Thomas was a spiritual man and believed in a free Wales (free of England that is); a Welsh speaking land, living in tune with the natural world.  He was a vicar for most of his life and lived in an almost ascetic manner.  He bemoaned the use of even basic technology like a washing machine or electric iron.  Thomas believed that materialism and greed would destroy communities and erode culture, epitomised by the English ‘invasion’ of Wales.  He condoned the fire-bombing of English owned holiday cottages but considered himself a pacifist and supported the CND.

Strangely, Thomas only learnt to speak Welsh later in life, spoke with a posh English accent and sent his son to private school in England.

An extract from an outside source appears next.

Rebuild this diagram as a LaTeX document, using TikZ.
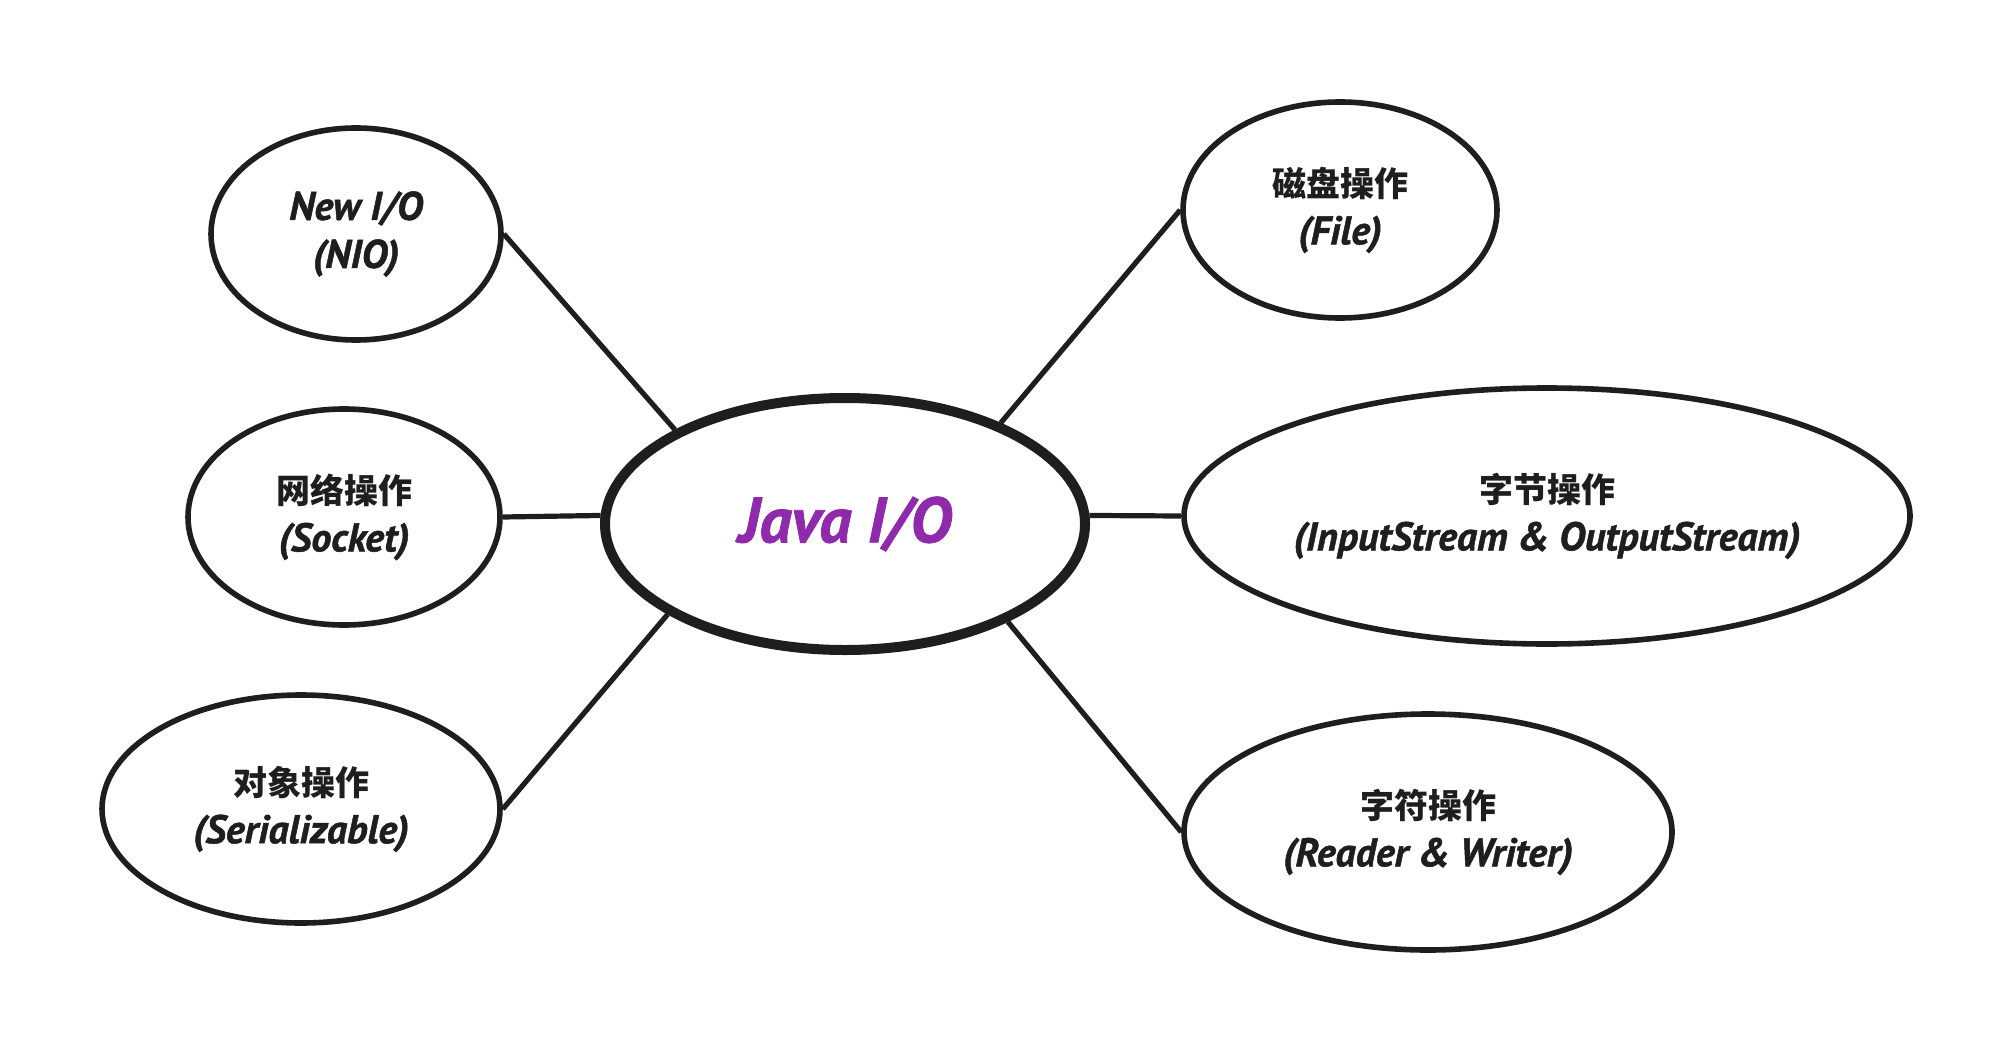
\documentclass[tikz,border=0pt]{standalone}
\usepackage{fontspec}
\setmainfont{PT Sans}[BoldItalicFeatures={FakeBold=1.2}]
\newfontfamily\cjk{Noto Sans CJK SC}
\usetikzlibrary{shapes.geometric}
\definecolor{ink}{HTML}{1E1E1E}
\definecolor{grape}{HTML}{8E2AAB}
\newcommand{\zh}[1]{{\fontsize{17pt}{24pt}\selectfont\cjk\bfseries #1}}
\begin{document}
\begin{tikzpicture}[x=0.5pt,y=-0.5pt,
  leaf/.style={ellipse,draw=ink,line width=2.8pt,fill=white,inner sep=0pt,align=center,
    font=\fontsize{20pt}{24pt}\selectfont\bfseries\itshape,text=ink},
  hub/.style={ellipse,draw=ink,line width=5pt,fill=white,inner sep=0pt,
    font=\fontsize{32pt}{34pt}\selectfont\bfseries\itshape,text=grape},
  link/.style={draw=ink,line width=2.6pt}]
\useasboundingbox (0,0) rectangle (2006,1048);
\node[hub,minimum width=240pt,minimum height=126pt] (java) at (845,524) {Java I/O};
\node[leaf,minimum width=145pt,minimum height=106pt] (nio) at (356,234) {New I/O\\(NIO)};
\node[leaf,minimum width=156pt,minimum height=108pt] (sock) at (344,517) {\zh{网络操作}\\(Socket)};
\node[leaf,minimum width=199pt,minimum height=114pt] (ser) at (301,809) {\zh{对象操作}\\(Serializable)};
\node[leaf,minimum width=157pt,minimum height=108pt] (file) at (1340,210) {\zh{磁盘操作}\\(File)};
\node[leaf,minimum width=363pt,minimum height=128pt] (inp) at (1547,516) {\zh{字节操作}\\(InputStream \& OutputStream)};
\node[leaf,minimum width=244pt,minimum height=118pt] (rdr) at (1428,832) {\zh{字符操作}\\(Reader \& Writer)};
\draw[link] (nio.east) -- (java.151);
\draw[link] (sock.east) -- (java.178);
\draw[link] (ser.east) -- (java.207);
\draw[link] (file.west) -- (java.33);
\draw[link] (inp.west) -- (java.2);
\draw[link] (rdr.west) -- (java.329);
\end{tikzpicture}
\end{document}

A complex character and a brilliant poet.

The forest meets the shoreline, Portmeirion.

I have selected a couple of my favourites here:

A Welsh Testament

All right, I was Welsh. Does it matter?
I spoke a tongue that was passed on
To me in the place I happened to be,
A place huddled between grey walls
Of cloud for at least half the year.
My word for heaven was not yours.
The word for hell had a sharp edge
Put on it by the hand of the wind
Honing, honing with a shrill sound
Day and night. Nothing that Glyn Dwr
Knew was armour against the rain’s
Missiles. What was descent from him?

Even God had a Welsh name:
He spoke to him in the old language;
He was to have a peculiar care
For the Welsh people. History showed us
He was too big to be nailed to the wall
Of a stone chapel, yet still we crammed him
Between the boards of a black book.

Yet men sought us despite this.
My high cheek-bones, my length of skull
Drew them as to a rare portrait
By a dead master. I saw them stare
From their long cars, as I passed knee-deep
In ewes and wethers. I saw them stand
By the thorn hedges, watching me string
The far flocks on a shrill whistle.
And always there was their eyes; strong
Pressure on me: You are Welsh, they said;
Speak to us so; keep your fields free
Of the smell of petrol, the loud roar
Of hot tractors; we must have peace
And quietness.

Is a museum
Peace? I asked. Am I the keeper
Of the heart’s relics, blowing the dust
In my own eyes? I am a man;
I never wanted the drab role
Life assigned me, an actor playing
To the past’s audience upon a stage
Of earth and stone; the absurd label
Of birth, of race hanging askew
About my shoulders. I was in prison
Until you came; your voice was a key
Turning in the enormous lock
Of hopelessness. Did the door open
To let me out or yourselves in?

Forest Dwellers
 
Men who have hardly uncurled
from their posture in the
womb. Naked. Heads bowed, not
in prayer, but in contemplation
of the earth they came from,
that suckled them on the brown
milk that builds bone not brain.
Who called them forth to walk
in the green light, their thoughts
on darkness? Their women,
who are not Madonnas, have babes
at the breast with the wise,
time-ridden faces of the Christ
child in a painting by a Florentine
master. The warriors prepare poison
with love’s care for the Sebastians
of their arrows. They have no
God, but follow the contradictions
of a ritual that says
life must die that life
may go on. They wear flowers in their hair.